**TASK PROMPT:** Copy exactly, and only, the lines between the line holding "Write a web" and the line holding "const unityY = [1, 1];", inclusive; skip the pictures.

**LISTED ENTRIES:**
● ● ● ●

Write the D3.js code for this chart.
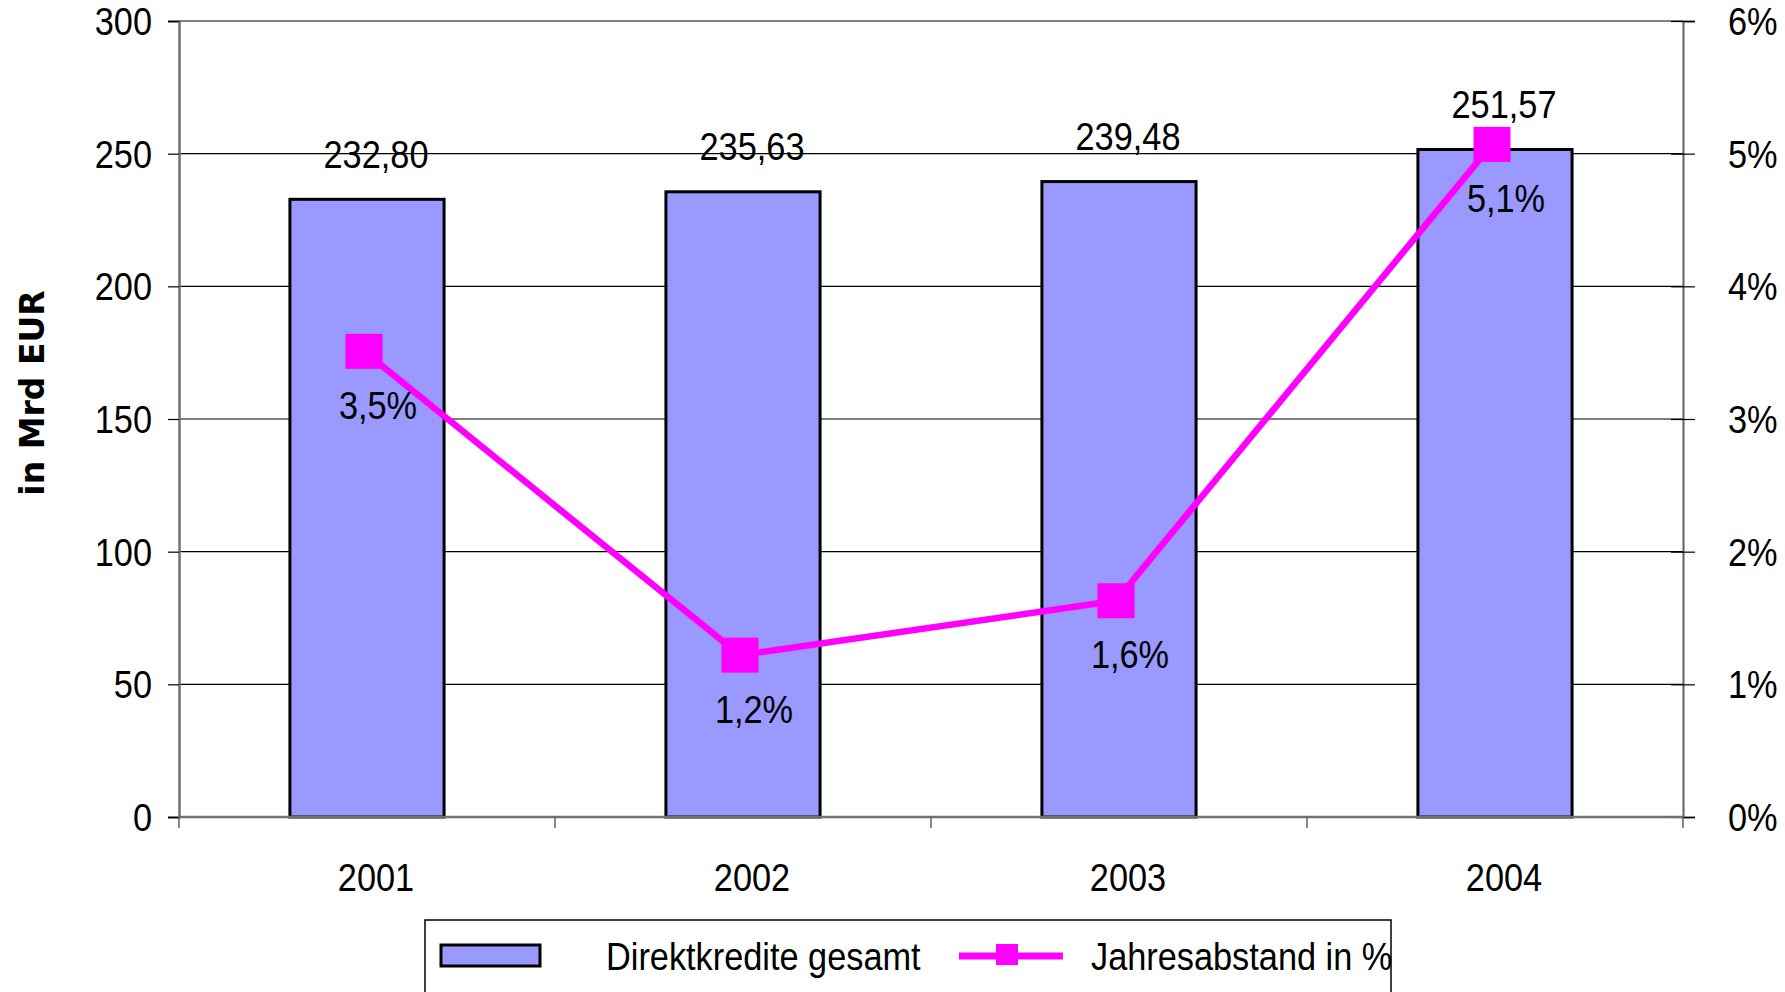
<!DOCTYPE html>
<html>
<head>
<meta charset="utf-8">
<script src="https://cdn.jsdelivr.net/npm/d3@7"></script>
<style>
  body { margin: 0; background: #fff; }
  svg text { font-family: "Liberation Sans", Arial, sans-serif; fill: #000; }
</style>
</head>
<body>
<svg id="chart" width="1785" height="992"></svg>
<script>
// Werte
const years = ["2001", "2002", "2003", "2004"];
const credits = [232.80, 235.63, 239.48, 251.57];   // Mrd EUR
const changePct = [3.51, 1.22, 1.63, 5.07];         // Jahresabstand in %
const leftTicks = [0, 50, 100, 150, 200, 250, 300];
const rightTicks = [0, 1, 2, 3, 4, 5, 6];
const seriesNames = ["Direktkredite gesamt", "Jahresabstand in %"];
const yTitle = "in Mrd EUR";

const de = d3.formatLocale({ decimal: ",", thousands: ".", grouping: [3], currency: ["", " €"] });
const fmt2 = de.format(".2f");
const fmt1 = de.format(".1f");

const svg = d3.select("#chart");
const plotL = 179, plotR = 1683, plotT = 21, plotB = 817;
const fontSize = 39;
const narrow = 0.88; // schmale Schrift nachbilden

// text helper: anchor point at (x,y), horizontally squeezed
function label(g, px, py, txt, anchor) {
  return g.append("text")
    .attr("transform", `translate(${px},${py}) scale(${narrow},1)`)
    .attr("text-anchor", anchor || "middle")
    .attr("dy", "0.35em")
    .style("font-size", fontSize + "px")
    .text(txt);
}
function squeezeAxisText(g) {
  g.selectAll(".tick text").each(function () {
    const t = d3.select(this);
    const x0 = +t.attr("x");
    t.attr("x", 0)
      .attr("transform", `translate(${x0},0) scale(${narrow},1)`)
      .attr("dy", "0.35em")
      .attr("fill", "#000")
      .style("font-size", fontSize + "px")
      .style("font-family", "'Liberation Sans', Arial, sans-serif");
  });
}

const x = d3.scaleBand().domain(years).range([plotL, plotR]).paddingInner(0.59).paddingOuter(0.295);
const y = d3.scaleLinear().domain([0, 300]).range([plotB, plotT]);
const y2 = d3.scaleLinear().domain([0, 6]).range([plotB, plotT]);

const data = years.map((yr, i) => ({ year: yr, value: credits[i], pct: changePct[i] }));

// gridlines
svg.append("g").selectAll("line")
  .data(leftTicks.filter(t => t > 0 && t < 300))
  .enter().append("line")
  .attr("x1", plotL).attr("x2", plotR)
  .attr("y1", d => y(d)).attr("y2", d => y(d))
  .attr("stroke", "#000").attr("stroke-width", 1.2);

// top border
svg.append("line")
  .attr("x1", plotL).attr("x2", plotR).attr("y1", y(300)).attr("y2", y(300))
  .attr("stroke", "#808080").attr("stroke-width", 2);

// left axis
const gl = svg.append("g").attr("transform", `translate(${plotL},0)`)
  .call(d3.axisLeft(y).tickValues(leftTicks).tickSize(11).tickPadding(16).tickFormat(d => d));
gl.select(".domain").attr("stroke", "#707070").attr("stroke-width", 2.5);
gl.selectAll(".tick line").attr("stroke", "#000").attr("stroke-width", 1.2);
squeezeAxisText(gl);

// right axis
const gr = svg.append("g").attr("transform", `translate(${plotR},0)`)
  .call(d3.axisRight(y2).tickValues(rightTicks).tickSize(12).tickPadding(33).tickFormat(d => d + "%"));
gr.select(".domain").attr("stroke", "#606060").attr("stroke-width", 2);
gr.selectAll(".tick line").attr("x1", -12).attr("stroke", "#000").attr("stroke-width", 1.2);
squeezeAxisText(gr);

// bars
svg.append("g").selectAll("rect")
  .data(data)
  .enter().append("rect")
  .attr("x", d => x(d.year))
  .attr("y", d => y(d.value))
  .attr("width", x.bandwidth())
  .attr("height", d => y(0) - y(d.value))
  .attr("fill", "#9999FF")
  .attr("stroke", "#000")
  .attr("stroke-width", 3);

// bottom axis
const step = x.step();
const boundaries = years.map(yr => x(yr) - step * 0.295).concat([plotR]);
svg.append("line")
  .attr("x1", plotL).attr("x2", plotR).attr("y1", plotB).attr("y2", plotB)
  .attr("stroke", "#707070").attr("stroke-width", 2.5);
svg.append("g").selectAll("line")
  .data(boundaries)
  .enter().append("line")
  .attr("x1", d => d).attr("x2", d => d)
  .attr("y1", plotB).attr("y2", plotB + 11)
  .attr("stroke", "#606060").attr("stroke-width", 1.5);
const gx = svg.append("g");
years.forEach(yr => label(gx, x(yr) + x.bandwidth() / 2 + 9, 877, yr));

// bar value labels
const gv = svg.append("g");
data.forEach(d => label(gv, x(d.year) + x.bandwidth() / 2 + 9, y(d.value) - 45, fmt2(d.value)));

// line
const cx = d => x(d.year) + x.bandwidth() / 2 - 3;
const line = d3.line().x(cx).y(d => y2(d.pct));
svg.append("path")
  .datum(data)
  .attr("d", line)
  .attr("fill", "none")
  .attr("stroke", "#FF00FF")
  .attr("stroke-width", 6.5);
svg.append("g").selectAll("rect")
  .data(data)
  .enter().append("rect")
  .attr("x", d => cx(d) - 18.5)
  .attr("y", d => y2(d.pct) - 17.5)
  .attr("width", 37)
  .attr("height", 35)
  .attr("fill", "#FF00FF");
const gp = svg.append("g");
data.forEach(d => label(gp, cx(d) + 14, y2(d.pct) + 54, fmt1(d.pct) + "%"));

// y title
svg.append("text")
  .attr("transform", "translate(44,393) rotate(-90)")
  .attr("text-anchor", "middle")
  .style("font-family", "'DejaVu Sans', sans-serif")
  .style("font-weight", "bold")
  .style("font-size", "33px")
  .text(yTitle);

// legend
const lg = svg.append("g");
lg.append("rect")
  .attr("x", 425).attr("y", 920).attr("width", 966).attr("height", 90)
  .attr("fill", "#fff").attr("stroke", "#000").attr("stroke-width", 1.5);
lg.append("rect")
  .attr("x", 441).attr("y", 945).attr("width", 99).attr("height", 21)
  .attr("fill", "#9999FF").attr("stroke", "#000").attr("stroke-width", 3);
label(lg, 606, 956, seriesNames[0], "start");
lg.append("line")
  .attr("x1", 959).attr("x2", 1063).attr("y1", 956).attr("y2", 956)
  .attr("stroke", "#FF00FF").attr("stroke-width", 7);
lg.append("rect")
  .attr("x", 996).attr("y", 944).attr("width", 22).attr("height", 21)
  .attr("fill", "#FF00FF");
label(lg, 1091, 956, seriesNames[1], "start");
</script>
</body>
</html>
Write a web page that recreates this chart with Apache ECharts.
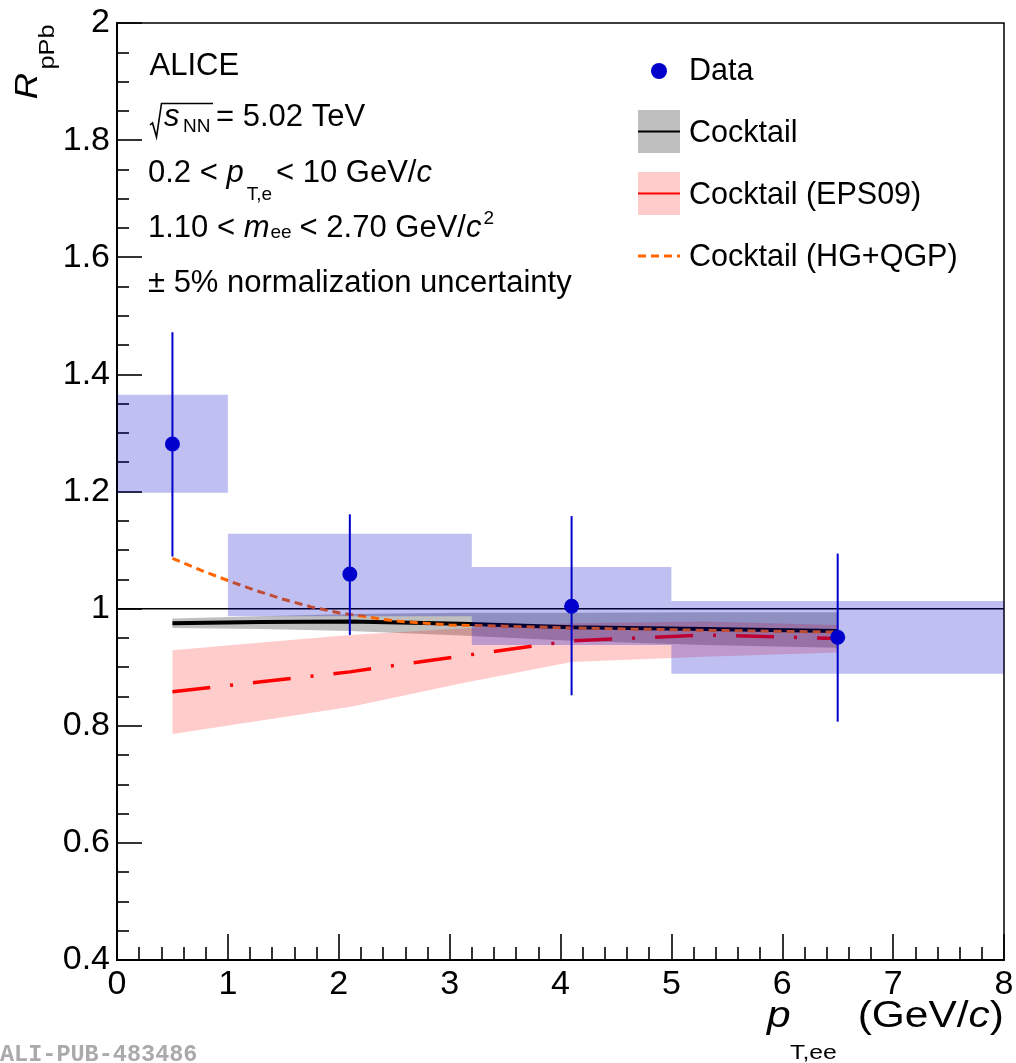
<!DOCTYPE html>
<html><head><meta charset="utf-8">
<script src="https://cdn.jsdelivr.net/npm/echarts@6/dist/echarts.min.js"></script>
<style>html,body{margin:0;padding:0;background:#fff}#c{width:1016px;height:1063px}</style>
</head><body><div id="c"></div><script>
// ---- data points (ALICE) ----
const dataX = [0.5, 2.1, 4.1, 6.5];
const dataY = [1.281, 1.059, 1.004, 0.951];
const statHigh = [1.472, 1.161, 1.158, 1.094];
const statLow = [1.089, 0.955, 0.852, 0.807];
const sysXLow = [0, 1, 3.2, 5];
const sysXHigh = [1, 3.2, 5, 8];
const sysHigh = [1.365, 1.128, 1.071, 1.013];
const sysLow = [1.198, 0.987, 0.938, 0.889];

// ---- cocktail models ----
const modelX = [0.5, 1.3, 2.1, 3.1, 4.1, 5.3, 6.5];
const cocktail = [0.975, 0.977, 0.978, 0.974, 0.968, 0.965, 0.962];
const cocktailHigh = [0.983, 0.987, 0.991, 0.993, 0.993, 0.994, 0.994];
const cocktailLow = [0.967, 0.965, 0.962, 0.954, 0.945, 0.938, 0.933];
const eps09 = [0.858, 0.875, 0.892, 0.919, 0.945, 0.955, 0.949];
const eps09High = [0.929, 0.942, 0.955, 0.966, 0.975, 0.978, 0.972];
const eps09Low = [0.786, 0.809, 0.832, 0.872, 0.909, 0.918, 0.925];

const hgX = [0.5, 0.75, 1.0, 1.25, 1.5, 1.75, 2.0, 2.5, 3.0, 3.5, 4.1, 5.3, 6.5];
const hgQgp = [1.086, 1.066, 1.048, 1.031, 1.016, 1.003, 0.993, 0.979, 0.972, 0.970, 0.967, 0.963, 0.960];

const unityX = [0, 8];
const unityY = [1, 1];

// ---- tick labels ----
const xTickLabels = ['0', '1', '2', '3', '4', '5', '6', '7', '8'];
const yTickLabels = ['0.4', '0.6', '0.8', '1', '1.2', '1.4', '1.6', '1.8', '2'];

const FONT = '"Liberation Sans", Arial, Helvetica, sans-serif';
const BLUE = '#0000cc';

function pairs(xs, ys) { return xs.map((x, i) => [x, ys[i]]); }

function band(name, xs, lo, hi, color, z) {
  return {
    type: 'custom', name: name, z: z, silent: true,
    data: [[xs[0], lo[0]]],
    renderItem: function (params, api) {
      const pts = [];
      for (let i = 0; i < xs.length; i++) pts.push(api.coord([xs[i], hi[i]]));
      for (let i = xs.length - 1; i >= 0; i--) pts.push(api.coord([xs[i], lo[i]]));
      return { type: 'polygon', shape: { points: pts }, style: { fill: color } };
    }
  };
}

const chart = echarts.init(document.getElementById('c'), null, { renderer: 'canvas' });

const txt = (x, y, text, size, extra, el) => Object.assign({
  type: 'text', x: x, y: y, silent: true,
  style: Object.assign({
    text: text, fill: '#000', fontSize: size, fontFamily: FONT,
    textAlign: 'left', textVerticalAlign: 'middle'
  }, extra || {})
}, el || {});

const A = 31;   // annotation font size
const S = 19;   // annotation sub/superscript size
const rich = {
  n: { fontSize: A, fontFamily: FONT, color: '#000' },
  i: { fontSize: A, fontFamily: FONT, fontStyle: 'italic', color: '#000' },
  pte: { fontSize: S, fontFamily: FONT, color: '#000', padding: [44, 4, 0, 3] },
  ee: { fontSize: S, fontFamily: FONT, color: '#000', padding: [9, 8, 0, 1] },
  sup: { fontSize: S, fontFamily: FONT, color: '#000', padding: [0, 0, 18, 2] }
};

const graphics = [
  // annotations
  txt(149.5, 66, 'ALICE', A),
  { type: 'polyline', silent: true, shape: { points: [[150, 125], [152.5, 123], [156.5, 137], [161.5, 103.5], [213, 103.5]] },
    style: { stroke: '#000', lineWidth: 1.6, fill: null } },
  txt(164, 117, 's', A, { fontStyle: 'italic' }),
  txt(183, 127, 'NN', S),
  txt(216, 117, '= 5.02 TeV', A),
  txt(148, 173, '{n|0.2 < }{i|p}{pte|T,e}{n|< 10 GeV/}{i|c}', A, { rich: rich }),
  txt(148, 228, '{n|1.10 < }{i|m}{ee|ee}{n|< 2.70 GeV/}{i|c}{sup|2}', A, { rich: rich }),
  txt(148, 283, '\u00b1 5% normalization uncertainty', A),

  // legend
  { type: 'circle', silent: true, shape: { cx: 659, cy: 71, r: 8 }, style: { fill: BLUE } },
  txt(689, 72, 'Data', 30.5),
  { type: 'rect', silent: true, shape: { x: 638, y: 110, width: 42, height: 43 }, style: { fill: 'rgba(0,0,0,0.25)' } },
  { type: 'line', silent: true, shape: { x1: 638, y1: 131.5, x2: 680, y2: 131.5 }, style: { stroke: '#000', lineWidth: 2 } },
  txt(689, 134, 'Cocktail', 30.5),
  { type: 'rect', silent: true, shape: { x: 638, y: 172, width: 42, height: 43 }, style: { fill: 'rgba(255,0,0,0.2)' } },
  { type: 'line', silent: true, shape: { x1: 638, y1: 193.5, x2: 680, y2: 193.5 }, style: { stroke: '#ff0000', lineWidth: 2 } },
  txt(689, 196, 'Cocktail (EPS09)', 30.5),
  { type: 'line', silent: true, shape: { x1: 638, y1: 256, x2: 680, y2: 256 }, style: { stroke: '#ff6600', lineWidth: 3, lineDash: [8, 5] } },
  txt(689, 258, 'Cocktail (HG+QGP)', 30.5),

  // axis titles
  txt(767, 1017, 'p', 36, { fontStyle: 'italic' }, { scaleX: 1.18 }),
  txt(790, 1053, 'T,ee', 21, {}, { scaleX: 1.18 }),
  txt(1004, 1017, '{a|(GeV/}{b|c}{a|)}', 36, {
    textAlign: 'right',
    rich: { a: { fontSize: 36, fontFamily: FONT, color: '#000' },
            b: { fontSize: 36, fontFamily: FONT, fontStyle: 'italic', color: '#000' } }
  }, { scaleX: 1.18 }),
  txt(28, 86, 'R', 31, { fontStyle: 'italic', textAlign: 'center' }, { rotation: Math.PI / 2, scaleX: 1.18 }),
  txt(48, 47, 'pPb', 21.5, { textAlign: 'center' }, { rotation: Math.PI / 2, scaleX: 1.18 }),

  // watermark
  txt(0, 1055, 'ALI-PUB-483486', 23.5, { fontFamily: '"Liberation Mono", "DejaVu Sans Mono", monospace', fontWeight: 'bold', fill: '#aaaaaa' })
];

const option = {
  animation: false,
  backgroundColor: '#fff',
  grid: { left: 117, top: 23, width: 887, height: 937, show: true, borderColor: '#000', borderWidth: 1.5,
          containLabel: false, outerBoundsMode: 'none' },
  xAxis: {
    type: 'value', min: 0, max: 8, interval: 1,
    axisLine: { show: true, onZero: false, lineStyle: { color: '#000', width: 2 } },
    axisTick: { show: true, inside: true, length: 26, lineStyle: { color: '#000', width: 1.6 } },
    minorTick: { show: true, splitNumber: 5, length: 13, lineStyle: { color: '#000', width: 1.6 } },
    splitLine: { show: false }, minorSplitLine: { show: false },
    axisLabel: { show: true, fontSize: 34, color: '#000', fontFamily: FONT, margin: 8,
                 showMinLabel: true, showMaxLabel: true,
                 formatter: v => xTickLabels[Math.round(v)] }
  },
  yAxis: {
    type: 'value', min: 0.4, max: 2, interval: 0.2,
    axisLine: { show: true, onZero: false, lineStyle: { color: '#000', width: 2 } },
    axisTick: { show: true, inside: true, length: 25, lineStyle: { color: '#000', width: 1.6 } },
    minorTick: { show: true, splitNumber: 4, length: 12, lineStyle: { color: '#000', width: 1.6 } },
    splitLine: { show: false }, minorSplitLine: { show: false },
    axisLabel: { show: true, fontSize: 34, color: '#000', fontFamily: FONT, margin: 7,
                 showMinLabel: true, showMaxLabel: true,
                 formatter: v => yTickLabels[Math.round((v - 0.4) / 0.2)] }
  },
  graphic: graphics,
  series: [
    { type: 'line', name: 'unity', z: 1, silent: true, data: pairs(unityX, unityY), symbol: 'none',
      lineStyle: { color: '#000', width: 1.5 } },
    band('Cocktail band', modelX, cocktailLow, cocktailHigh, 'rgba(0,0,0,0.25)', 2),
    band('EPS09 band', modelX, eps09Low, eps09High, 'rgba(255,0,0,0.2)', 2),
    { type: 'line', name: 'Cocktail (EPS09)', z: 3, silent: true, data: pairs(modelX, eps09), symbol: 'none',
      lineStyle: { color: '#ff0000', width: 3.5, type: [38, 20, 3, 20] } },
    { type: 'line', name: 'Cocktail', z: 3, silent: true, data: pairs(modelX, cocktail), symbol: 'none',
      lineStyle: { color: '#000', width: 4 } },
    { type: 'line', name: 'Cocktail (HG+QGP)', z: 3, silent: true, data: pairs(hgX, hgQgp), symbol: 'none',
      lineStyle: { color: '#ff6600', width: 3, type: [8, 5] } },
    { type: 'custom', name: 'sys', z: 4, silent: true,
      data: sysXLow.map((x, i) => [x, sysXHigh[i], sysLow[i], sysHigh[i]]),
      encode: { x: [0, 1], y: [2, 3] },
      renderItem: function (params, api) {
        const p1 = api.coord([api.value(0), api.value(3)]);
        const p2 = api.coord([api.value(1), api.value(2)]);
        return { type: 'rect', shape: { x: p1[0], y: p1[1], width: p2[0] - p1[0], height: p2[1] - p1[1] },
                 style: { fill: 'rgba(0,0,204,0.25)' } };
      } },
    { type: 'custom', name: 'stat', z: 5, silent: true,
      data: dataX.map((x, i) => [x, statLow[i], statHigh[i]]),
      encode: { x: 0, y: [1, 2] },
      renderItem: function (params, api) {
        const a = api.coord([api.value(0), api.value(1)]);
        const b = api.coord([api.value(0), api.value(2)]);
        return { type: 'line', shape: { x1: a[0], y1: a[1], x2: b[0], y2: b[1] },
                 style: { stroke: BLUE, lineWidth: 2 } };
      } },
    { type: 'scatter', name: 'Data', z: 6, silent: true, data: pairs(dataX, dataY),
      symbol: 'circle', symbolSize: 15, itemStyle: { color: BLUE, opacity: 1 } }
  ]
};
chart.setOption(option);
</script></body></html>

● ● ● ●

**REPLY:**
Write a web page that recreates this chart with Apache ECharts.
<!DOCTYPE html>
<html><head><meta charset="utf-8">
<script src="https://cdn.jsdelivr.net/npm/echarts@6/dist/echarts.min.js"></script>
<style>html,body{margin:0;padding:0;background:#fff}#c{width:1016px;height:1063px}</style>
</head><body><div id="c"></div><script>
// ---- data points (ALICE) ----
const dataX = [0.5, 2.1, 4.1, 6.5];
const dataY = [1.281, 1.059, 1.004, 0.951];
const statHigh = [1.472, 1.161, 1.158, 1.094];
const statLow = [1.089, 0.955, 0.852, 0.807];
const sysXLow = [0, 1, 3.2, 5];
const sysXHigh = [1, 3.2, 5, 8];
const sysHigh = [1.365, 1.128, 1.071, 1.013];
const sysLow = [1.198, 0.987, 0.938, 0.889];

// ---- cocktail models ----
const modelX = [0.5, 1.3, 2.1, 3.1, 4.1, 5.3, 6.5];
const cocktail = [0.975, 0.977, 0.978, 0.974, 0.968, 0.965, 0.962];
const cocktailHigh = [0.983, 0.987, 0.991, 0.993, 0.993, 0.994, 0.994];
const cocktailLow = [0.967, 0.965, 0.962, 0.954, 0.945, 0.938, 0.933];
const eps09 = [0.858, 0.875, 0.892, 0.919, 0.945, 0.955, 0.949];
const eps09High = [0.929, 0.942, 0.955, 0.966, 0.975, 0.978, 0.972];
const eps09Low = [0.786, 0.809, 0.832, 0.872, 0.909, 0.918, 0.925];

const hgX = [0.5, 0.75, 1.0, 1.25, 1.5, 1.75, 2.0, 2.5, 3.0, 3.5, 4.1, 5.3, 6.5];
const hgQgp = [1.086, 1.066, 1.048, 1.031, 1.016, 1.003, 0.993, 0.979, 0.972, 0.970, 0.967, 0.963, 0.960];

const unityX = [0, 8];
const unityY = [1, 1];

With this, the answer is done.